In an article for FastCompany, Judith Humphrey wisely writes that language bespeaks the man -- or something like that. She says your words express "your personal brand," but weak words can make you sound weak.
"They can undercut your ability to inspire others and suggest to listeners -- from top executives and colleagues to your direct reports -- that you aren't really sure of yourself," she says.
Humphrey has a list of six words you shouldn't use. They are: "think," "need," "want," "guess," "hope," and "suppose."
(If you thought we were going to list Carlin's seven dirty words, sorry. That was just a comedian's list.)

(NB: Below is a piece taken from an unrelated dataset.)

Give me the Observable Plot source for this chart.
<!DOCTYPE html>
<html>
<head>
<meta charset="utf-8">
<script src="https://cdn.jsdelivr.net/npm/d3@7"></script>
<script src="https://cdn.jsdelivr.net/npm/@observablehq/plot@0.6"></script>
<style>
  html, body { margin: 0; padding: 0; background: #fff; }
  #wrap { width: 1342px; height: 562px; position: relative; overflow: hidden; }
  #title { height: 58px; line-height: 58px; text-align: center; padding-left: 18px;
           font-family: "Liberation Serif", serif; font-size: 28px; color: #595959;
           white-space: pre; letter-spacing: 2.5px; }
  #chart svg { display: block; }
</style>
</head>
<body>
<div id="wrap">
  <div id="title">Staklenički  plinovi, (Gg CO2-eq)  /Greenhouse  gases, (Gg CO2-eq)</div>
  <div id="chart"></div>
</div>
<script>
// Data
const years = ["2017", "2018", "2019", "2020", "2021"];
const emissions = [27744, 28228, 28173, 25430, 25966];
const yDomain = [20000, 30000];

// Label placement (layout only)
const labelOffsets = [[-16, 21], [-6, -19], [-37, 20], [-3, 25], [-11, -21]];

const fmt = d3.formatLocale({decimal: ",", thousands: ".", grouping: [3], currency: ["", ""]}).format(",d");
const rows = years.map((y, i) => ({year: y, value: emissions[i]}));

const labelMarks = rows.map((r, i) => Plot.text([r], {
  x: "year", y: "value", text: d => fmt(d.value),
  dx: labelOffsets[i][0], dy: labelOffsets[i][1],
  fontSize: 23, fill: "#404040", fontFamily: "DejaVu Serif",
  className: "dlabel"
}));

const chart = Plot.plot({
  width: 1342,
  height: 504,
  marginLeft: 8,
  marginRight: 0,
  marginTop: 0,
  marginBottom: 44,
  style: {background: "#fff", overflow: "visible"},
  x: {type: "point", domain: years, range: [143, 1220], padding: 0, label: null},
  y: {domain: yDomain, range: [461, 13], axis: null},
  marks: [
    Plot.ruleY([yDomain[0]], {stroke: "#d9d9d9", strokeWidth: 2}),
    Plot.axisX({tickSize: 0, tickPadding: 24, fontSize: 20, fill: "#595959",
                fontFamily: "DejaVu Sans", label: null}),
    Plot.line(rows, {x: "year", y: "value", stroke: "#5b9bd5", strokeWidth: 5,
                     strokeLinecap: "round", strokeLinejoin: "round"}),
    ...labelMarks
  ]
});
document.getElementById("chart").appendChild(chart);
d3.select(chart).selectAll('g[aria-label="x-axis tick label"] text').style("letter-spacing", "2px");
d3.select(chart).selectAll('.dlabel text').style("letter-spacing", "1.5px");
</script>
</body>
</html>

The problem with some words, of course, is they don't say what we want to convey. Humphrey says her forbidden verbs are weak because they don't convey leadership.
"Cut these six verbs from your lexicon, and you'll start to notice your power and confidence climb," she writes.
Humphrey advises using "powerful" words and phrases. Instead of saying, "I need this report as soon as possible," say, "Please have this report to me by next Friday."
Known for being verbose, lawyers can take the cue and stop using pompous and outdated words. Like Carlin said, "Sometimes, it's ok. But not all the time."